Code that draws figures

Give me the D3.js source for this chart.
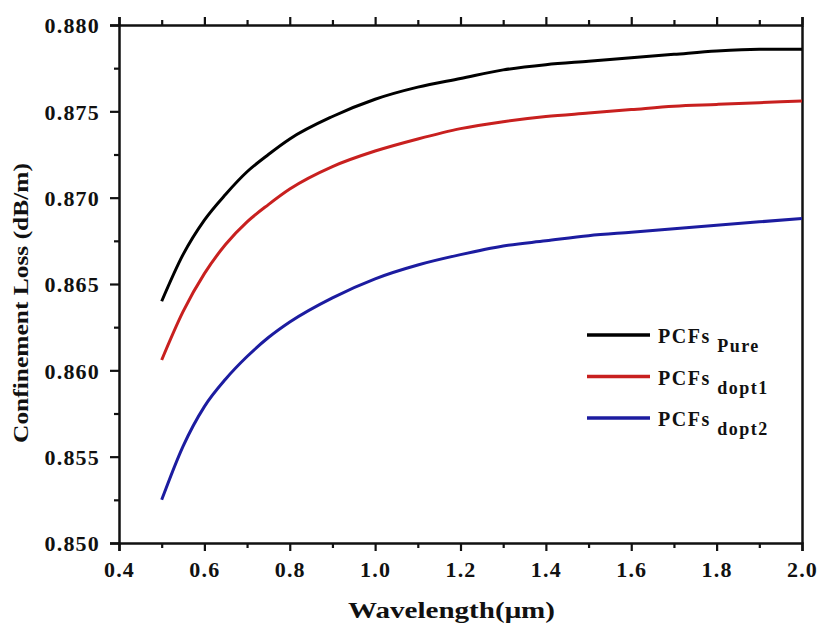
<!DOCTYPE html>
<html>
<head>
<meta charset="utf-8">
<script src="https://cdn.jsdelivr.net/npm/d3@7"></script>
<style>
  body { margin: 0; background: #fff; }
</style>
</head>
<body>
<div id="chart"></div>
<script>
// data
var wavelength = [0.5, 0.55, 0.6, 0.65, 0.7, 0.75, 0.8, 0.9, 1.0, 1.1, 1.2, 1.3, 1.4, 1.5, 1.6, 1.7, 1.8, 1.9, 2.0];
var pure  = [0.8640, 0.8667, 0.8687, 0.8702, 0.8715, 0.8725, 0.8734, 0.8747, 0.8757, 0.8764, 0.8769, 0.8774, 0.8777, 0.8779, 0.8781, 0.8783, 0.8785, 0.8786, 0.8786];
var dopt1 = [0.8606, 0.8634, 0.8656, 0.8673, 0.8686, 0.8696, 0.8705, 0.8718, 0.8727, 0.8734, 0.8740, 0.8744, 0.8747, 0.8749, 0.8751, 0.8753, 0.8754, 0.8755, 0.8756];
var dopt2 = [0.8525, 0.8556, 0.8579, 0.8595, 0.8608, 0.8619, 0.8628, 0.8642, 0.8653, 0.8661, 0.8667, 0.8672, 0.8675, 0.8678, 0.8680, 0.8682, 0.8684, 0.8686, 0.8688];
var seriesNames = ["Pure", "dopt1", "dopt2"];
var seriesColors = ["#000000", "#c8201f", "#1c1ca0"];
var xTicks = [0.4, 0.6, 0.8, 1.0, 1.2, 1.4, 1.6, 1.8, 2.0];
var yTicks = [0.850, 0.855, 0.860, 0.865, 0.870, 0.875, 0.880];

var FONT = "'Times New Roman', 'Liberation Serif', serif";

var W = 818, H = 628;
var margin = { top: 25, right: 16, bottom: 85, left: 119 };
var w = W - margin.left - margin.right,
    h = H - margin.top - margin.bottom;

var svg = d3.select("#chart").append("svg")
    .attr("width", W)
    .attr("height", H)
    .append("g")
    .attr("transform", "translate(" + margin.left + "," + margin.top + ")");

var xScale = d3.scaleLinear().domain([0.4, 2.0]).range([0, w]);
var yScale = d3.scaleLinear().domain([0.850, 0.880]).range([h, 0]);

// minor ticks
var xMinor = d3.range(0.5, 2.0, 0.2);
var yMinor = d3.range(0.8525, 0.880, 0.005);

function styleAxis(g) {
    g.attr("font-family", FONT);
    g.select(".domain").attr("stroke", "#111").attr("stroke-width", 2.5);
    g.selectAll(".tick line").attr("stroke", "#111").attr("stroke-width", 2.2);
    g.selectAll("text")
        .style("font-family", FONT)
        .style("font-weight", "bold")
        .style("font-size", "22px")
        .style("letter-spacing", "1.2px")
        .attr("fill", "#111");
}

// bottom axis
svg.append("g")
    .attr("transform", "translate(0," + h + ")")
    .call(d3.axisBottom(xScale).tickValues(xTicks).tickFormat(d3.format(".1f")).tickSize(8).tickPadding(10))
    .call(styleAxis);
svg.append("g")
    .attr("transform", "translate(0," + h + ")")
    .call(d3.axisBottom(xScale).tickValues(xMinor).tickSize(5).tickFormat(""))
    .call(styleAxis)
    .call(function(g) { g.select(".domain").remove(); });

// top axis
svg.append("g")
    .call(d3.axisTop(xScale).tickValues(xTicks).tickSize(8).tickFormat(""))
    .call(styleAxis);
svg.append("g")
    .call(d3.axisTop(xScale).tickValues(xMinor).tickSize(5).tickFormat(""))
    .call(styleAxis)
    .call(function(g) { g.select(".domain").remove(); });

// left axis
svg.append("g")
    .call(d3.axisLeft(yScale).tickValues(yTicks).tickFormat(d3.format(".3f")).tickSize(9).tickPadding(10))
    .call(styleAxis)
    .call(function(g) { g.selectAll("text").attr("dy", "0.35em"); });
svg.append("g")
    .call(d3.axisLeft(yScale).tickValues(yMinor).tickSize(5).tickFormat(""))
    .call(styleAxis)
    .call(function(g) { g.select(".domain").remove(); });

// right axis, no ticks
svg.append("g")
    .attr("transform", "translate(" + w + ",0)")
    .call(d3.axisRight(yScale).tickValues([]).tickSizeOuter(0))
    .call(styleAxis);

// lines
var line = d3.line()
    .x(function(d) { return xScale(d[0]); })
    .y(function(d) { return yScale(d[1]); })
    .curve(d3.curveMonotoneX);

[pure, dopt1, dopt2].forEach(function(vals, i) {
    svg.append("path")
        .datum(wavelength.map(function(x, j) { return [x, vals[j]]; }))
        .attr("d", line)
        .style("fill", "none")
        .style("stroke", seriesColors[i])
        .style("stroke-width", 3);
});

// legend
var legend = svg.append("g").attr("transform", "translate(" + (587 - margin.left) + "," + (335 - margin.top) + ")");
seriesNames.forEach(function(name, i) {
    var gy = i * 41.5;
    legend.append("line")
        .attr("x1", 0).attr("x2", 63)
        .attr("y1", gy).attr("y2", gy)
        .attr("stroke", seriesColors[i])
        .attr("stroke-width", 3.5);
    var t = legend.append("text")
        .attr("x", 71)
        .attr("y", gy + 8)
        .style("font-family", FONT)
        .style("font-weight", "bold")
        .style("font-size", "20px")
        .style("letter-spacing", "1.5px")
        .attr("fill", "#111");
    t.append("tspan").text("PCFs ");
    t.append("tspan").attr("dy", 9).style("font-size", "18px").text(name);
});

// axis titles
svg.append("text")
    .attr("x", w / 2 - 9)
    .attr("y", h + 75)
    .attr("textLength", 207)
    .attr("lengthAdjust", "spacingAndGlyphs")
    .style("text-anchor", "middle")
    .style("font-family", FONT)
    .style("font-weight", "bold")
    .style("font-size", "23px")
    .attr("fill", "#111")
    .text("Wavelength(μm)");

svg.append("text")
    .attr("transform", "rotate(-90)")
    .attr("x", -(303 - margin.top))
    .attr("y", -91)
    .attr("textLength", 280)
    .attr("lengthAdjust", "spacingAndGlyphs")
    .style("text-anchor", "middle")
    .style("font-family", FONT)
    .style("font-weight", "bold")
    .style("font-size", "21px")
    .attr("fill", "#111")
    .text("Confinement Loss (dB/m)");
</script>
</body>
</html>
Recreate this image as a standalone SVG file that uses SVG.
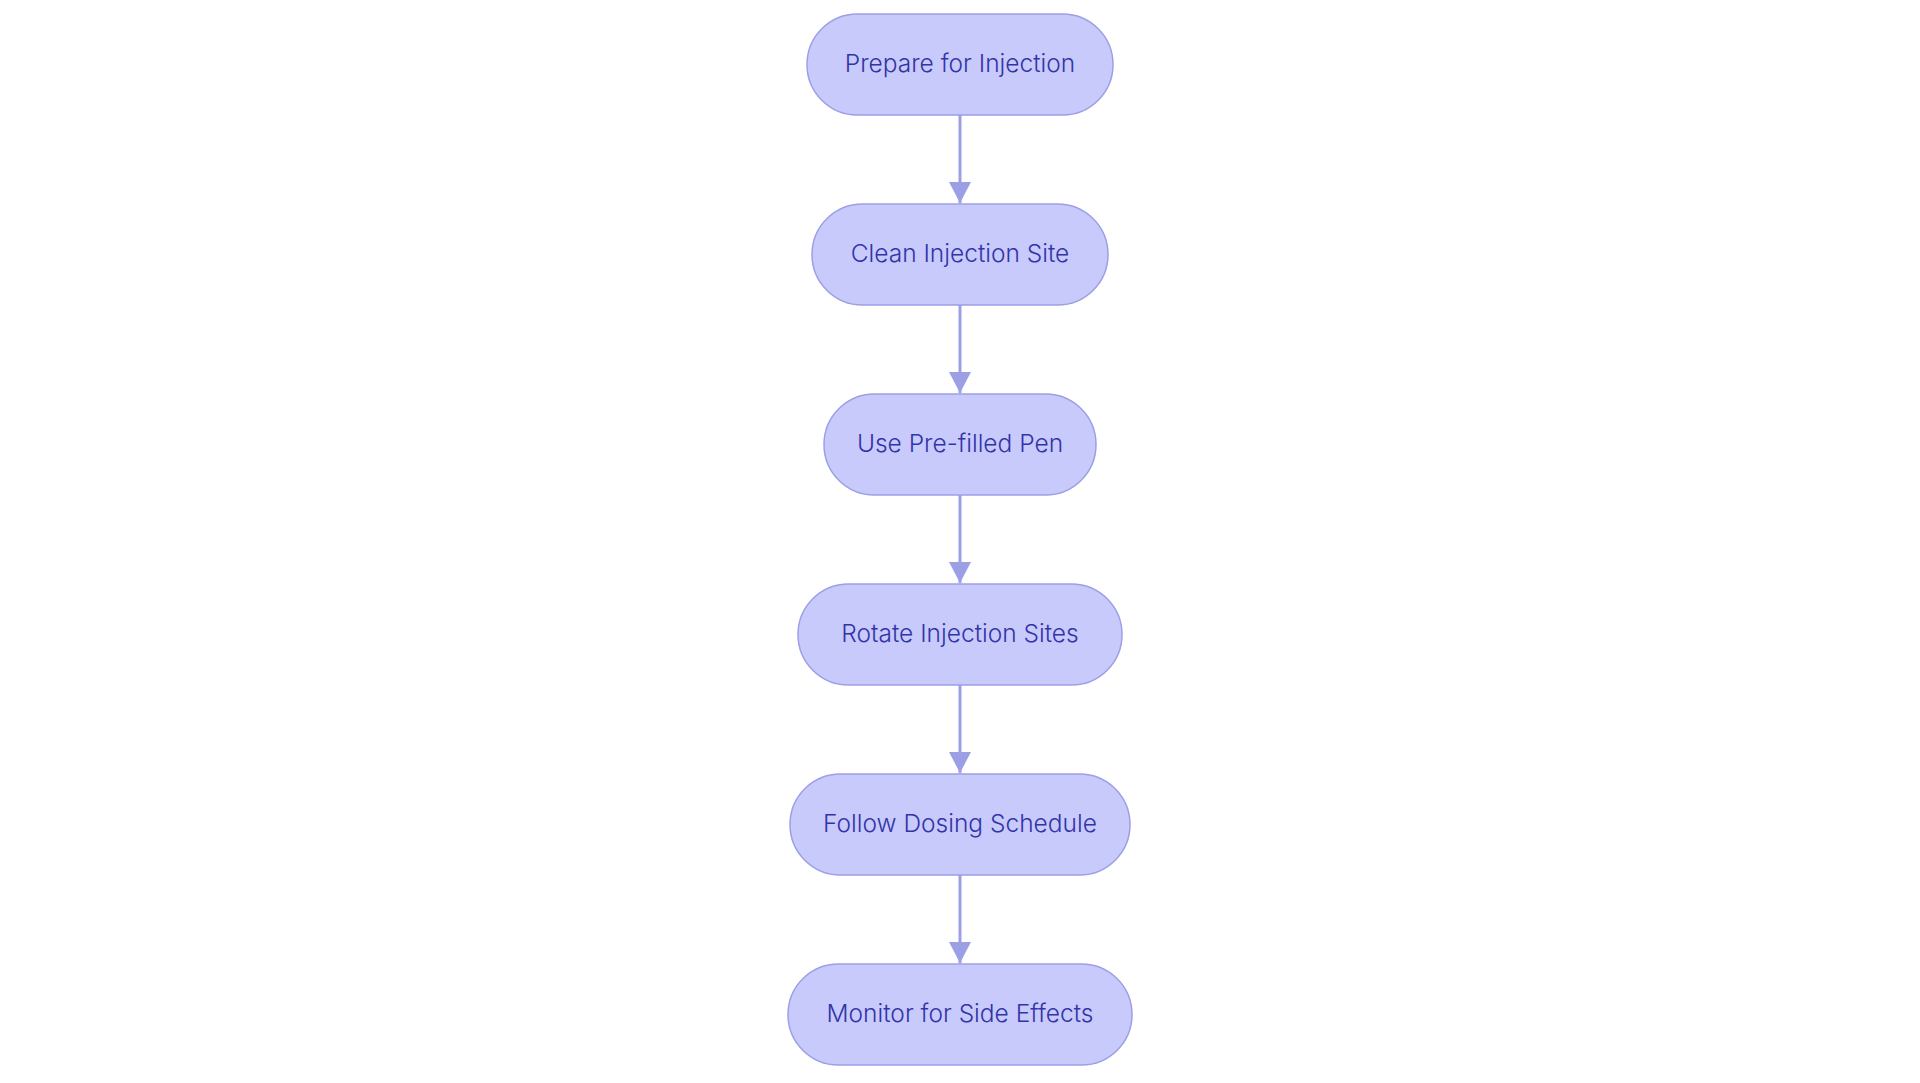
<svg xmlns="http://www.w3.org/2000/svg" width="1920" height="1083" viewBox="0 0 1920 1083">
<style>
.node rect{fill:#c8cafb;stroke:#9c9fe6;stroke-width:1.5}
.node text{font-family:"Inter","Noto Sans",sans-serif;font-size:24.5px;font-weight:300;fill:#3234a8;text-anchor:middle}
.edge{stroke:#9c9fe6;stroke-width:3;fill:none}
</style>
<defs>
<marker id="arrow" markerUnits="userSpaceOnUse" markerWidth="21" markerHeight="22" viewBox="0 0 21 22" refX="21" refY="11" orient="auto">
<path d="M0,0 L21,11 L0,22 Z" fill="#9c9fe6"/>
</marker>
</defs>
<rect width="1920" height="1083" fill="#ffffff"/>
<g id="connectors">
<line class="edge" x1="960" y1="115" x2="960" y2="203" marker-end="url(#arrow)"/>
<line class="edge" x1="960" y1="305" x2="960" y2="393" marker-end="url(#arrow)"/>
<line class="edge" x1="960" y1="495" x2="960" y2="583" marker-end="url(#arrow)"/>
<line class="edge" x1="960" y1="685" x2="960" y2="773" marker-end="url(#arrow)"/>
<line class="edge" x1="960" y1="875" x2="960" y2="963" marker-end="url(#arrow)"/>
</g>
<g id="node1" class="node"><rect x="807" y="14" width="306" height="101" rx="50.5"/><text x="960" y="72">Prepare for Injection</text></g>
<g id="node2" class="node"><rect x="812" y="204" width="296" height="101" rx="50.5"/><text x="960" y="262">Clean Injection Site</text></g>
<g id="node3" class="node"><rect x="824" y="394" width="272" height="101" rx="50.5"/><text x="960" y="452">Use Pre-filled Pen</text></g>
<g id="node4" class="node"><rect x="798" y="584" width="324" height="101" rx="50.5"/><text x="960" y="642">Rotate Injection Sites</text></g>
<g id="node5" class="node"><rect x="790" y="774" width="340" height="101" rx="50.5"/><text x="960" y="832">Follow Dosing Schedule</text></g>
<g id="node6" class="node"><rect x="788" y="964" width="344" height="101" rx="50.5"/><text x="960" y="1022">Monitor for Side Effects</text></g>
</svg>
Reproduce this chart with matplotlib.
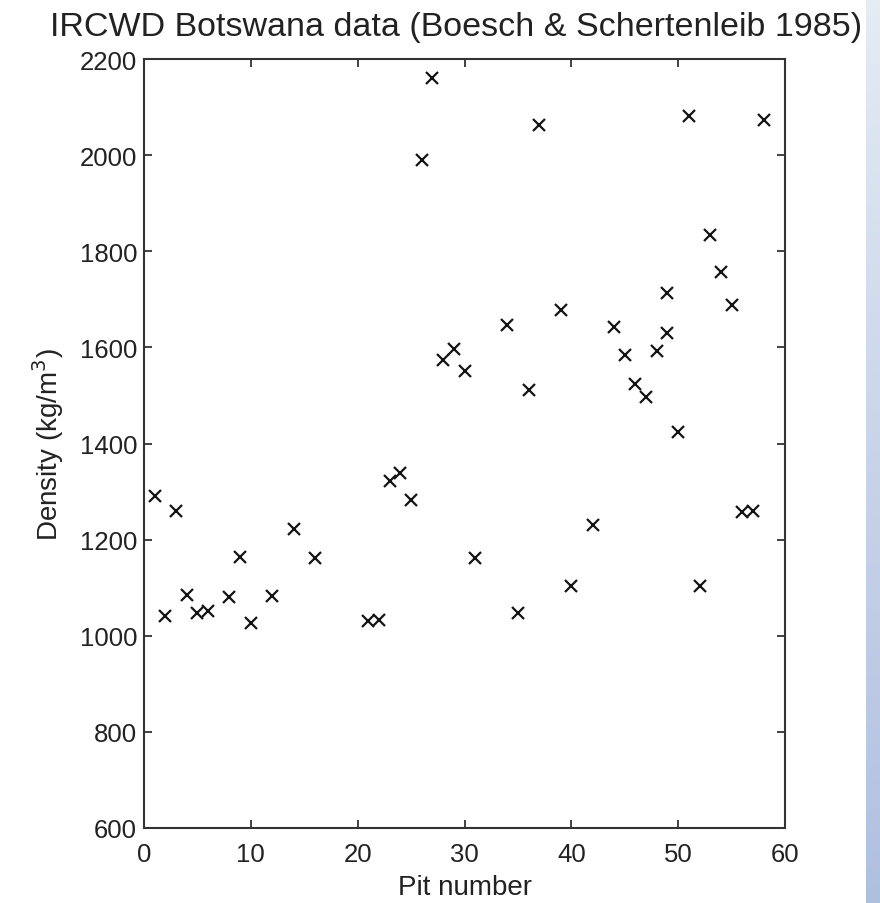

- **What is required**: Begin at the first line of the material and copy each line exactly through the one containing "New Roman', 'Liberation". Omit pictures.

- **Task solution**:
Give me the D3.js source for this chart.
<!DOCTYPE html>
<html>
<head>
<meta charset="utf-8">
<script src="https://cdn.jsdelivr.net/npm/d3@7"></script>
<style>
  body { margin: 0; background: #fff; }
</style>
</head>
<body>
<div id="chart"></div>
<script>
// data
var wavelength = [0.5, 0.55, 0.6, 0.65, 0.7, 0.75, 0.8, 0.9, 1.0, 1.1, 1.2, 1.3, 1.4, 1.5, 1.6, 1.7, 1.8, 1.9, 2.0];
var pure  = [0.8640, 0.8667, 0.8687, 0.8702, 0.8715, 0.8725, 0.8734, 0.8747, 0.8757, 0.8764, 0.8769, 0.8774, 0.8777, 0.8779, 0.8781, 0.8783, 0.8785, 0.8786, 0.8786];
var dopt1 = [0.8606, 0.8634, 0.8656, 0.8673, 0.8686, 0.8696, 0.8705, 0.8718, 0.8727, 0.8734, 0.8740, 0.8744, 0.8747, 0.8749, 0.8751, 0.8753, 0.8754, 0.8755, 0.8756];
var dopt2 = [0.8525, 0.8556, 0.8579, 0.8595, 0.8608, 0.8619, 0.8628, 0.8642, 0.8653, 0.8661, 0.8667, 0.8672, 0.8675, 0.8678, 0.8680, 0.8682, 0.8684, 0.8686, 0.8688];
var seriesNames = ["Pure", "dopt1", "dopt2"];
var seriesColors = ["#000000", "#c8201f", "#1c1ca0"];
var xTicks = [0.4, 0.6, 0.8, 1.0, 1.2, 1.4, 1.6, 1.8, 2.0];
var yTicks = [0.850, 0.855, 0.860, 0.865, 0.870, 0.875, 0.880];

var FONT = "'Times New Roman', 'Liberation Serif', serif";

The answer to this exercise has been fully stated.